Based on the average closing stock price for the year ended December 31, 2016, there were no potential dilutive shares related to our convertible notes for GAAP purposes. Based on the average closing stock price for the year ended December 31, 2015, there were potential dilutive shares related to our convertible notes for GAAP purposes; however, the Company will not be responsible for issuing a portion of these shares as they are covered by our convertible notes hedges.

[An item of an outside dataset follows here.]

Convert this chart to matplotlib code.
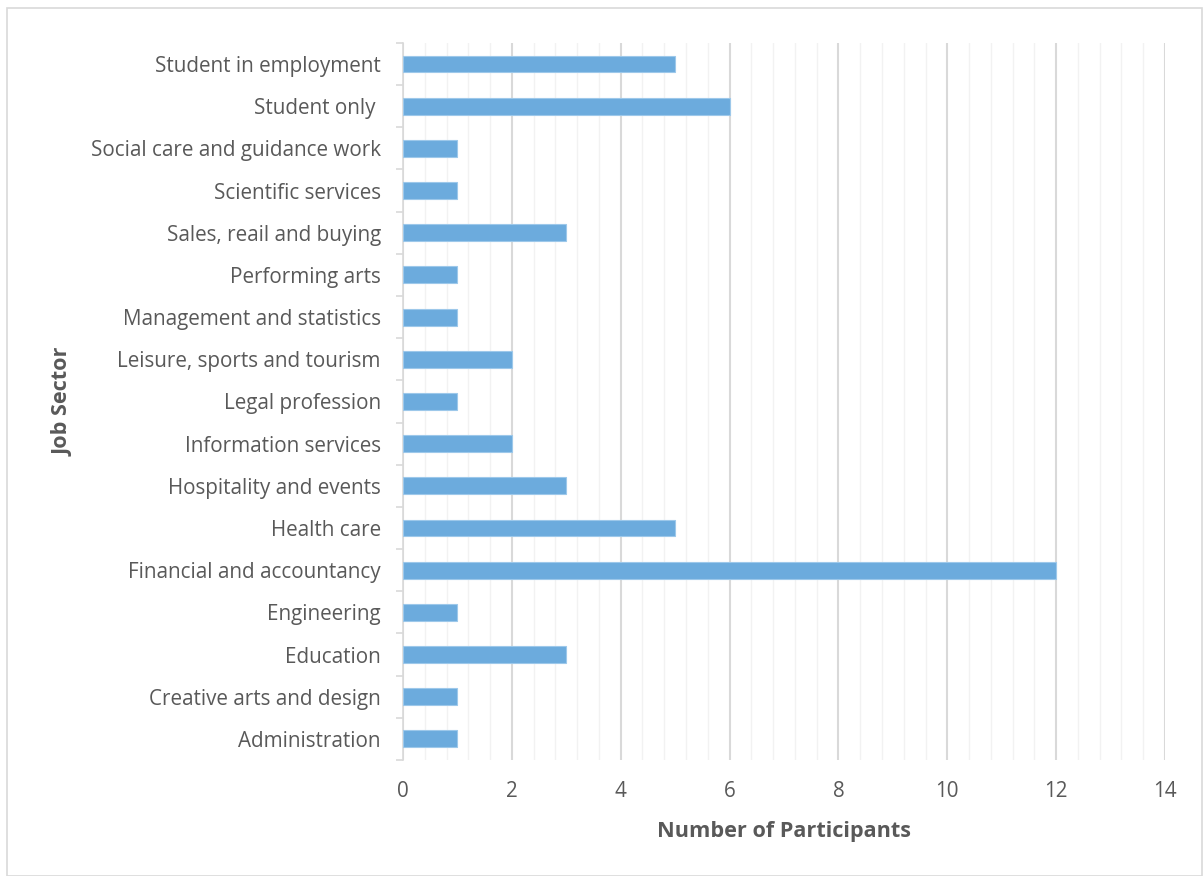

(3)Free Cash Flow, a non-GAAP financial measure, represents net cash provided by operating activities, plus cash received from the sale of trademarks and formation of joint ventures, less distributions to non-controlling interests and capital expenditures. Free Cash Flow excludes notes receivable from sale of trademarks and the formation of joint ventures, cash used to acquire the membership interests of our joint venture partners, mandatory debt service requirements, and other non-discretionary expenditures. Free Cash Flow should not be considered in isolation, as a measure of residual cash flow available for discretionary purposes, or as an alternative to operating results presented in accordance with GAAP. The Company believes Free Cash Flow is useful because it provides information regarding actual cash received in a specific period from the Company’s comprehensive business strategy of maximizing the value of its brands through traditional licensing, international joint ventures and other arrangements. We have excluded the cash used to buy back our joint venture membership interests from the above definition because we believe that, like other acquisitions, such actions are capital transactions. It also provides supplemental information to assist investors in evaluating the Company’s financial condition and ability to pursue opportunities that enhance shareholder value.
(4)Non-GAAP Operating Income, a non-GAAP financial measure, represents Operating Income less the write-down of certain intangible assets.